The fact Clinton made the announcement in Arizona, a potentially winnable state in the upcoming election, only angered them more.

The question looms, of course, as to why Clinton would make so bold a move just two months before the election. Blitzer raised the issue of coal, perhaps $1 trillion worth of clean, low-sulfur coal that would never be mined.

Said the president of this grand environmental gesture, “We can’t have mines everywhere and we shouldn’t have mines that threaten our national treasures.”

No, not everywhere, just in Indonesia. In a stroke of the pen, Clinton had handed the Riadys a monopoly on the world’s supply of low-sulfur coal.

The Riadys would exploit their monopoly for all it was worth. In fact, at the Paiton plant the price of the coal exceeded the price of the electricity produced.

Each kilowatt generated drove the plant deeper into debt. Of course, this meant there were no profits, which meant Suharto’s daughter and her brother-in-law did not have to pay back their up-front $50 million loan.

If this plot sounds familiar, it is because it is nearly identical to that of Mel Brooks’ play and movie, “The Producers.”

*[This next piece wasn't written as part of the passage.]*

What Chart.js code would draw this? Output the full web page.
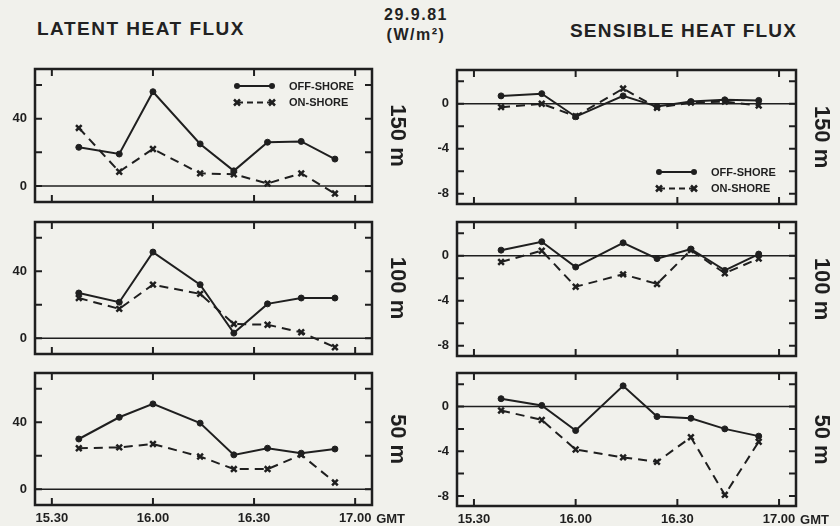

PLN, the Indonesian state power company, caught the drift of the plot. In 1999, the company sued the Clinton administration.

Its attorneys charged that U.S. officials knew the Paiton power plant contract to be awash in “corruption, collusion, and nepotism” from the beginning.

In December of that year, an Indonesian court ruled in its favor. The PLN estimated it had lost over $18 billion in total from Suharto corruption inside U.S. government sponsored power plant contracts.

By the way, the Enron Corporation contributed its own share to that $18 billion loss. But in the crush for cash after the 1994 election, and the media drive to re-elect the president, how was anyone to notice?